Não espere a razão ou habilidade certa para cozinhar

Uma vez eu achei uma receita de um pão de cebola com missô que parecia muito simples de ser feita, apesar de me sentir intimidada com a sova. Eu fiquei com vontade de fazer, mas como nunca tinha tentado fazer pão, e pão sempre me parecia uma coisa difícil de se fazer, eu deixei pra lá.

Muito tempo depois, quando eu já tinha aprendido a fazer pão, eu me lembrei daquela receita perdida, e resolvi tentar, agora já mais segura de que aquilo ali podia dar certo.

Fui confiante tentar a receita, mas quando fui fazer deu tudo errado. Apesar de ter ficado com um gosto muito bom, o pão embatumou, não cresceu quase nada. Eu nem sabia muito bem dizer o que tinha dado errado. Precisei criar mais coragem e tentar outra vez, até que desse certo.

Fiquei pensando sobre todo o tempo que esperei pra ter as habilidades e o conhecimento necessário pra me “atrever” a fazer aquele pão. E que mesmo assim, aquilo não tinha sido suficiente pra produzir algo perfeito. Todo o atraso na minha tentativa se resumia às minhas expectativas. Eu esperava que fazer pão ia ser uma tarefa difícil, e por isso tinha deixado de tentar. Não tinha certeza de que eu tinha habilidade suficiente pra experimentar, e por isso, não tentava. Tinha medo de que o pão não desse certo, e isso me fez desistir. E quando criei coragem real, nem o fracasso da primeira tentativa me fez desistir daquela receita. Eu continuei fazendo até que fiquei satisfeita.

Nós não precisamos de nenhuma razão concreta pra tentar fazer as coisas, nem na cozinha, e nem na vida. Gastamos muito tempo tentando ter certeza de que tudo dará certo, de que temos as razões e as habilidades certas que vão garantir que o resultado será bom. Mas a verdade é que não existe nenhuma garantia. Nem receita, nem balança, nem termômetro. Essas coisas só servem pra nos dar uma sensação de segurança, mas mesmo cercados de todas elas, estamos sempre sujeitos ao fracasso. Não temos controle de nada.

Acho que qualquer um que já seguiu uma receita sabe do que eu estou falando.

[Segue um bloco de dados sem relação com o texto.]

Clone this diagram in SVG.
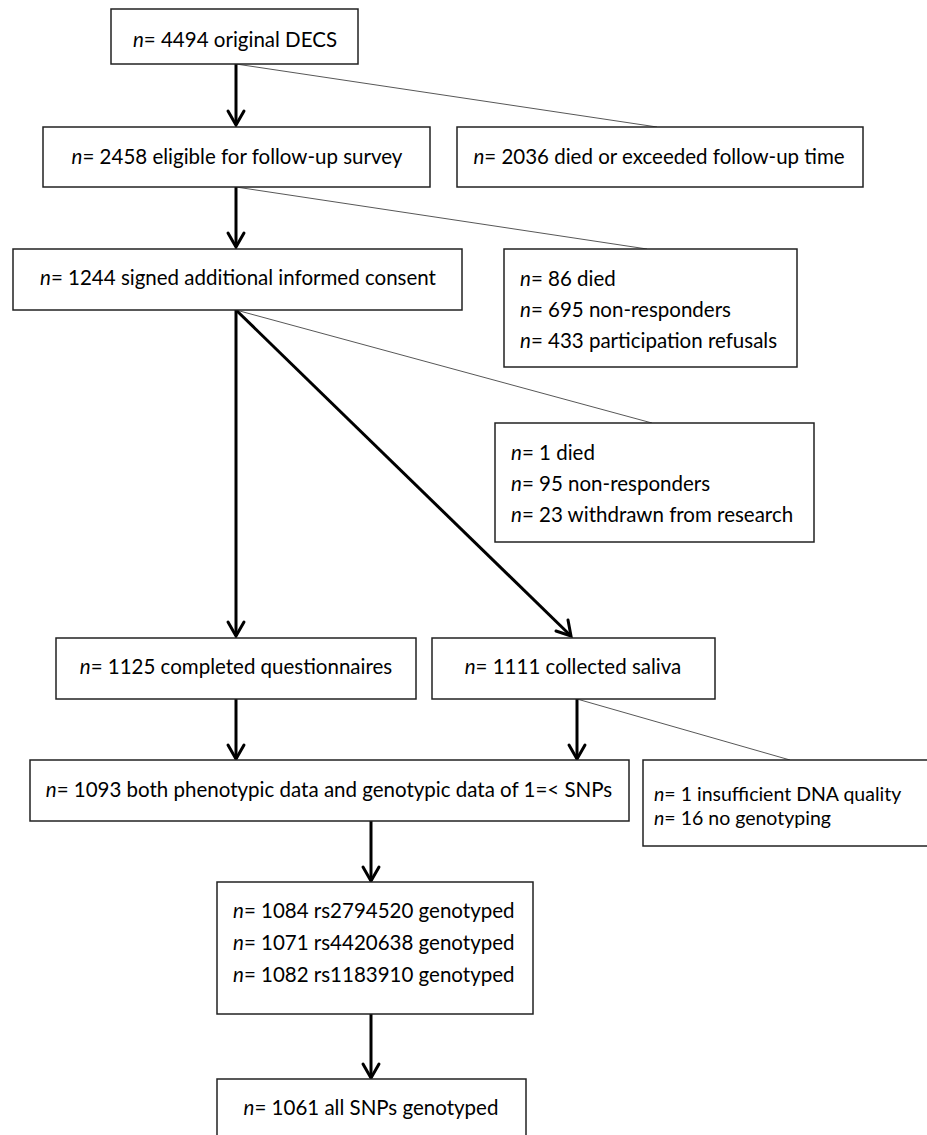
<svg xmlns="http://www.w3.org/2000/svg" width="927" height="1135" viewBox="0 0 927 1135">
<style>
.box{fill:#fff;stroke:#222;stroke-width:1.5}
text{font-family:Lato,"Liberation Sans",sans-serif;font-size:20.5px;fill:#000}
.c{text-anchor:middle}
.i{font-style:italic}
.s{font-size:19.5px}
.thin{stroke:#444;stroke-width:0.9;fill:none}
.arr{stroke:#000;stroke-width:3;fill:none}
.head{stroke:#000;stroke-width:3;fill:none;stroke-linecap:round;stroke-linejoin:miter}
</style>
<rect width="927" height="1135" fill="#fff"/>
<g id="connectors">
<line class="thin" x1="236" y1="64" x2="657" y2="127"/>
<line class="thin" x1="236" y1="187" x2="647" y2="249"/>
<line class="thin" x1="236" y1="310" x2="652" y2="423"/>
<line class="thin" x1="577" y1="699" x2="790" y2="760"/>
<line class="arr" x1="236" y1="64" x2="236" y2="125"/>
<polyline class="head" points="228,111 236,125 244,111"/>
<line class="arr" x1="236" y1="187" x2="236" y2="247"/>
<polyline class="head" points="228,233 236,247 244,233"/>
<line class="arr" x1="236" y1="310" x2="236" y2="636"/>
<polyline class="head" points="228,622 236,636 244,622"/>
<line class="arr" x1="236" y1="310" x2="571" y2="636"/>
<polyline class="head" points="556,631 571,636 568,620"/>
<line class="arr" x1="236" y1="699" x2="236" y2="759"/>
<polyline class="head" points="228,745 236,759 244,745"/>
<line class="arr" x1="577" y1="699" x2="577" y2="759"/>
<polyline class="head" points="569,745 577,759 585,745"/>
<line class="arr" x1="371" y1="821" x2="371" y2="881"/>
<polyline class="head" points="363,867 371,881 379,867"/>
<line class="arr" x1="371" y1="1014" x2="371" y2="1078"/>
<polyline class="head" points="363,1064 371,1078 379,1064"/>
</g>
<g id="n4494">
<rect class="box" x="111" y="9" width="247" height="55"/>
<text class="c" x="235" y="47"><tspan class="i">n</tspan>= 4494 original DECS</text>
</g>
<g id="n2458">
<rect class="box" x="43" y="127" width="387" height="60"/>
<text class="c" x="237" y="164"><tspan class="i">n</tspan>= 2458 eligible for follow-up survey</text>
</g>
<g id="n2036">
<rect class="box" x="457" y="127" width="406" height="60"/>
<text class="c" x="659" y="164"><tspan class="i">n</tspan>= 2036 died or exceeded follow-up time</text>
</g>
<g id="n1244">
<rect class="box" x="13" y="249" width="449" height="61"/>
<text class="c" x="238" y="285"><tspan class="i">n</tspan>= 1244 signed additional informed consent</text>
</g>
<g id="excl1">
<rect class="box" x="504" y="249" width="293" height="118"/>
<text x="520" y="286"><tspan class="i">n</tspan>= 86 died</text>
<text x="520" y="317"><tspan class="i">n</tspan>= 695 non-responders</text>
<text x="520" y="348"><tspan class="i">n</tspan>= 433 participation refusals</text>
</g>
<g id="excl2">
<rect class="box" x="495" y="423" width="319" height="119"/>
<text x="511" y="460"><tspan class="i">n</tspan>= 1 died</text>
<text x="511" y="491"><tspan class="i">n</tspan>= 95 non-responders</text>
<text x="511" y="522"><tspan class="i">n</tspan>= 23 withdrawn from research</text>
</g>
<g id="n1125">
<rect class="box" x="56" y="638" width="360" height="61"/>
<text class="c" x="236" y="674"><tspan class="i">n</tspan>= 1125 completed questionnaires</text>
</g>
<g id="n1111">
<rect class="box" x="432" y="638" width="283" height="61"/>
<text class="c" x="573" y="674"><tspan class="i">n</tspan>= 1111 collected saliva</text>
</g>
<g id="n1093">
<rect class="box" x="30" y="760" width="599" height="61"/>
<text class="c" x="329" y="797"><tspan class="i">n</tspan>= 1093 both phenotypic data and genotypic data of 1=&lt; SNPs</text>
</g>
<g id="excl3">
<rect class="box" x="643" y="760" width="290" height="86"/>
<text class="s" x="654" y="801"><tspan class="i">n</tspan>= 1 insufficient DNA quality</text>
<text class="s" x="654" y="825"><tspan class="i">n</tspan>= 16 no genotyping</text>
</g>
<g id="snps">
<rect class="box" x="217" y="882" width="316" height="132"/>
<text x="233" y="918"><tspan class="i">n</tspan>= 1084 rs2794520 genotyped</text>
<text x="233" y="950"><tspan class="i">n</tspan>= 1071 rs4420638 genotyped</text>
<text x="233" y="982"><tspan class="i">n</tspan>= 1082 rs1183910 genotyped</text>
</g>
<g id="n1061">
<rect class="box" x="217" y="1079" width="309" height="70"/>
<text class="c" x="371" y="1115"><tspan class="i">n</tspan>= 1061 all SNPs genotyped</text>
</g>
</svg>
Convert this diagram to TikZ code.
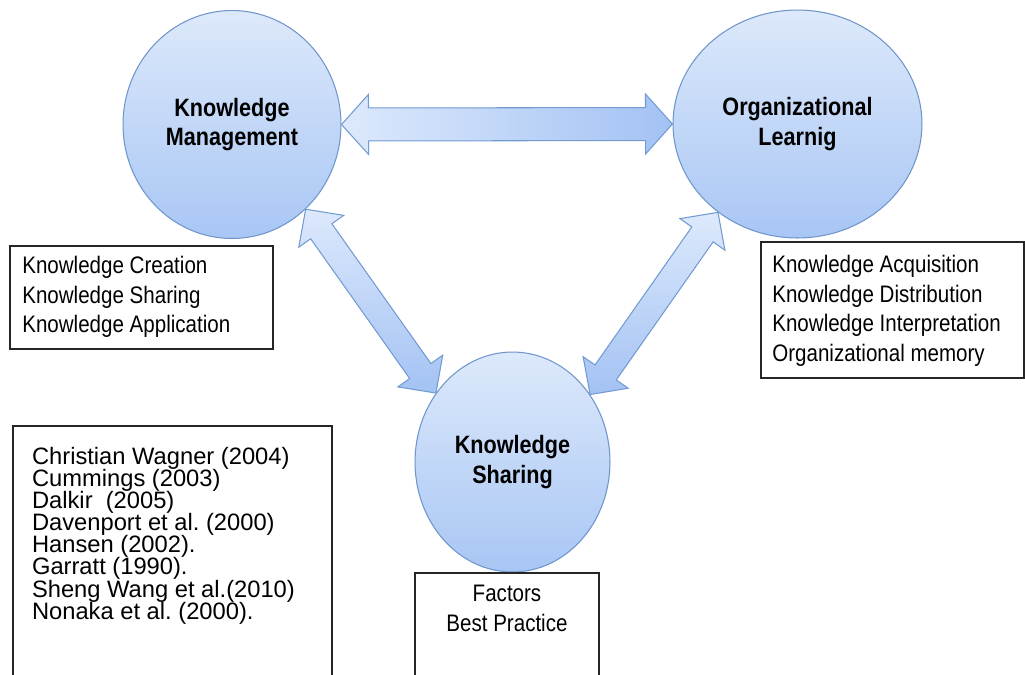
\documentclass[tikz,border=0pt]{standalone}
\usepackage{fontspec}
\setmainfont{Liberation Sans}
\newfontfamily\narrowfont[FakeStretch=0.86]{Liberation Sans}
\usepackage{tikz}
\usetikzlibrary{shapes.geometric,calc,positioning}
\frenchspacing

\definecolor{bubbletop}{HTML}{DDE9FB}
\definecolor{bubblebot}{HTML}{A8C6F4}
\definecolor{bubbleline}{HTML}{6F96CB}
\definecolor{arrowlight}{HTML}{DDE9FC}
\definecolor{arrowdark}{HTML}{A3C2F3}
\definecolor{arrowline}{HTML}{729BD2}

% fat double arrow between two points: [shading] from, to, shaft half width, head half width
\newcommand\fatarrow[5][]{%
  \shadedraw[bigarrow,#1] (#2)
    -- ($(#2)!0.54cm!(#3)!#5!90:(#3)$)
    -- ($(#2)!0.54cm!(#3)!#4!90:(#3)$)
    -- ($(#3)!0.54cm!(#2)!#4!-90:(#2)$)
    -- ($(#3)!0.54cm!(#2)!#5!-90:(#2)$)
    -- (#3)
    -- ($(#3)!0.54cm!(#2)!#5!90:(#2)$)
    -- ($(#3)!0.54cm!(#2)!#4!90:(#2)$)
    -- ($(#2)!0.54cm!(#3)!#4!-90:(#3)$)
    -- ($(#2)!0.54cm!(#3)!#5!-90:(#3)$)
    -- cycle;}

\begin{document}
\begin{tikzpicture}[x=0.02cm, y=-0.02cm,
    bubble/.style={ellipse, draw=bubbleline, line width=0.6pt,
      top color=bubbletop, bottom color=bubblebot, align=center,
      font=\narrowfont\bfseries\fontsize{14.3}{17}\selectfont},
    bigarrow/.style={draw=arrowline, line width=0.6pt},
    frame/.style={draw=black!85, line width=0.75pt},
    listtext/.style={inner sep=0pt, align=left,
      font=\narrowfont\fontsize{13.6}{17}\selectfont},
    reftext/.style={inner sep=0pt, align=left,
      font=\fontsize{13.5}{12.6}\selectfont}]

    \useasboundingbox (0,0) rectangle (1025,674);

    % Three main concepts
    \node[bubble, minimum width=4.36cm, minimum height=4.56cm] (km) at (232,124.5)
        {Knowledge\\Management};
    \node[bubble, minimum width=4.98cm, minimum height=4.56cm] (ol) at (797.5,124)
        {Organizational\\Learnig};
    \node[bubble, minimum width=3.9cm, minimum height=4.4cm] (ks) at (512.5,462)
        {Knowledge\\Sharing};

    % Links
    \fatarrow[left color=arrowlight, right color=arrowdark]{km.east}{ol.west}{0.33cm}{0.6cm}
    \fatarrow[top color=arrowlight, bottom color=arrowdark]{km.-49}{ks.138}{0.26cm}{0.55cm}
    \fatarrow[top color=arrowlight, bottom color=arrowdark]{ol.228}{ks.41}{0.26cm}{0.55cm}

    % Knowledge Management: processes
    \draw[frame] (10,246) rectangle (273,349);
    \node[listtext, anchor=north west] (kmlist) at (22,255.5)
        {Knowledge Creation\\Knowledge Sharing\\Knowledge Application};

    % Organizational learning: processes
    \draw[frame] (761,242) rectangle (1024,378);
    \node[listtext, anchor=north west] (ollist) at (772,254.5)
        {Knowledge Acquisition\\Knowledge Distribution\\Knowledge Interpretation\\Organizational memory};

    % Knowledge sharing
    \draw[frame] (415,573) rectangle (599,690);
    \node[listtext, align=center, anchor=north] (kslist) at (507,584.5)
        {Factors\\Best Practice};

    % Sources
    \draw[frame] (13,426) rectangle (332,690);
    \node[reftext, anchor=north west] (refs) at (31.7,446.7)
        {Christian Wagner (2004)\\Cummings (2003)\\Dalkir\ \ (2005)\\Davenport et al. (2000)\\Hansen (2002).\\Garratt (1990).\\Sheng Wang et al.(2010)\\Nonaka et al. (2000).};

\end{tikzpicture}
\end{document}
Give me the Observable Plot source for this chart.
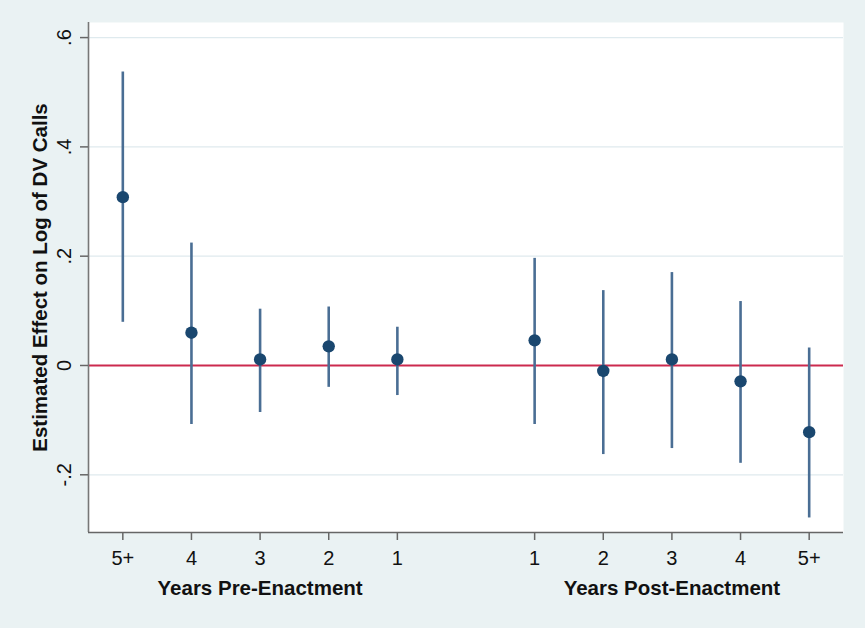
<!DOCTYPE html>
<html><head><meta charset="utf-8">
<script src="https://cdn.jsdelivr.net/npm/d3@7"></script>
<script src="https://cdn.jsdelivr.net/npm/@observablehq/plot@0.6"></script>
<style>
html,body{margin:0;padding:0;background:#eaf2f3;}
#chart{width:865px;height:628px;}
</style></head><body><div id="chart"></div>
<script>
const preLabels = ["5+","4","3","2","1"];
const preEst = [0.308, 0.060, 0.011, 0.035, 0.011];
const preLo  = [0.079, -0.108, -0.086, -0.040, -0.055];
const preHi  = [0.537, 0.224, 0.103, 0.107, 0.070];
const postLabels = ["1","2","3","4","5+"];
const postEst = [0.046, -0.010, 0.011, -0.029, -0.122];
const postLo  = [-0.108, -0.163, -0.152, -0.179, -0.279];
const postHi  = [0.196, 0.137, 0.170, 0.117, 0.032];
const yTicks = [-0.2, 0, 0.2, 0.4, 0.6];
const yTickLabels = ["-.2", "0", ".2", ".4", ".6"];
const groupTitles = ["Years Pre-Enactment", "Years Post-Enactment"];
const yTitle = "Estimated Effect on Log of DV Calls";
const yDomain = [-0.3056, 0.6276];

const rows = [
  ...preLabels.map((label, i) => ({group: 0, label, pos: i, est: preEst[i], lo: preLo[i], hi: preHi[i]})),
  ...postLabels.map((label, i) => ({group: 1, label, pos: preLabels.length + 1 + i, est: postEst[i], lo: postLo[i], hi: postHi[i]}))
];
const positions = rows.map(d => d.pos);
const xDomain = [d3.min(positions) - 0.5, d3.max(positions) + 0.5];
const labelByPos = new Map(rows.map(d => [d.pos, d.label]));
const yLabelByTick = new Map(yTicks.map((t, i) => [t, yTickLabels[i]]));
const titleRows = groupTitles.map((t, g) => ({t, x: d3.mean(rows.filter(d => d.group === g), d => d.pos)}));

const chart = Plot.plot({
  width: 865,
  height: 628,
  marginLeft: 88,
  marginRight: 22,
  marginTop: 22,
  marginBottom: 96,
  style: {background: "transparent", fontFamily: "'Liberation Sans', Arial, sans-serif", color: "#111"},
  x: {type: "linear", domain: xDomain},
  y: {domain: yDomain},
  marks: [
    Plot.frame({fill: "white", stroke: "none"}),
    Plot.gridY(yTicks, {stroke: "#dfeaee", strokeOpacity: 1, strokeWidth: 1.2}),
    Plot.ruleY([0], {stroke: "#cc2a4e", strokeWidth: 2}),
    Plot.ruleX([xDomain[0]], {stroke: "#777", strokeWidth: 1.6}),
    Plot.ruleY([yDomain[0]], {stroke: "#666", strokeWidth: 1.6}),
    Plot.ruleX(rows, {x: "pos", y1: "lo", y2: "hi", stroke: "#4a6e94", strokeWidth: 2.6}),
    Plot.dot(rows, {x: "pos", y: "est", r: 6.2, fill: "#1a476f", stroke: "none"}),
    Plot.axisY({ticks: yTicks, tickFormat: d => yLabelByTick.get(d), tickRotate: -90, tickSize: 8, tickPadding: 10, stroke: "#666", strokeWidth: 1.5, fontSize: 20, label: null}),
    Plot.axisX({ticks: positions, tickFormat: d => labelByPos.get(d), tickSize: 8, tickPadding: 10, stroke: "#666", strokeWidth: 1.5, fontSize: 20, label: null}),
    Plot.text(titleRows, {x: "x", text: "t", frameAnchor: "bottom", dy: 62, lineAnchor: "bottom", fontWeight: "bold", fontSize: 20.5, fill: "#111"}),
    Plot.text([yTitle], {text: d => d, frameAnchor: "left", dx: -42, rotate: -90, textAnchor: "middle", lineAnchor: "bottom", fontWeight: "bold", fontSize: 20.5, fill: "#111"})
  ]
});
document.getElementById("chart").appendChild(chart);
</script>
</body></html>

Escrevi numa das minhas newsletters que cozinhar nunca é sobre fazer o melhor prato. Cozinhar é sempre sobre nós mesmos e como nos colocamos nesse mundo. Digo isso porque apesar de tentarem nos convencer do contrário, a graça de cozinhar nunca está exatamente no resultado. Comida gostosa é só uma consequência do qual a gente nunca vai ter inteiro controle. O gesto de fazer comida, no entanto, é libertador: nos damos conta de que o que importa não é o que sai das nossas cozinhas, mas as nossas tentativas, erros, ousadias, e acertos. O que importa é sentir-se livre pra fazer.

Você não precisa de razões para tentar. Não perca tempo procurando as razões. Faça, simplesmente porque você pode. Apenas faça. Não importa se é porque você acha que ficará bom, ou que dará certo. Não gaste tempo pensando se você vai gostar, ou se os outros vão gostar. Tempo nenhum fará você ter mais certeza de que o resultado será favorável pra você. Você não precisa se concentrar nos resultados pra ter coragem de tentar. A vontade de fazer é suficiente pra que você tente.

Esse movimento começa pequeno, dentro das nossas cozinhas, mas é uma atitude que depois de experimentada nos faz pensar sobre as outras coisas que não tentamos no mundo. Tudo bem sentir medo de que seu prato não vai ficar bom, ou um pouco de vergonha do que sair de lá. Mas se você não tentar, realmente você não vai sentir vergonha, nem medo, mas também não vai ter a oportunidade de estar lá fazendo, rindo e experimentando.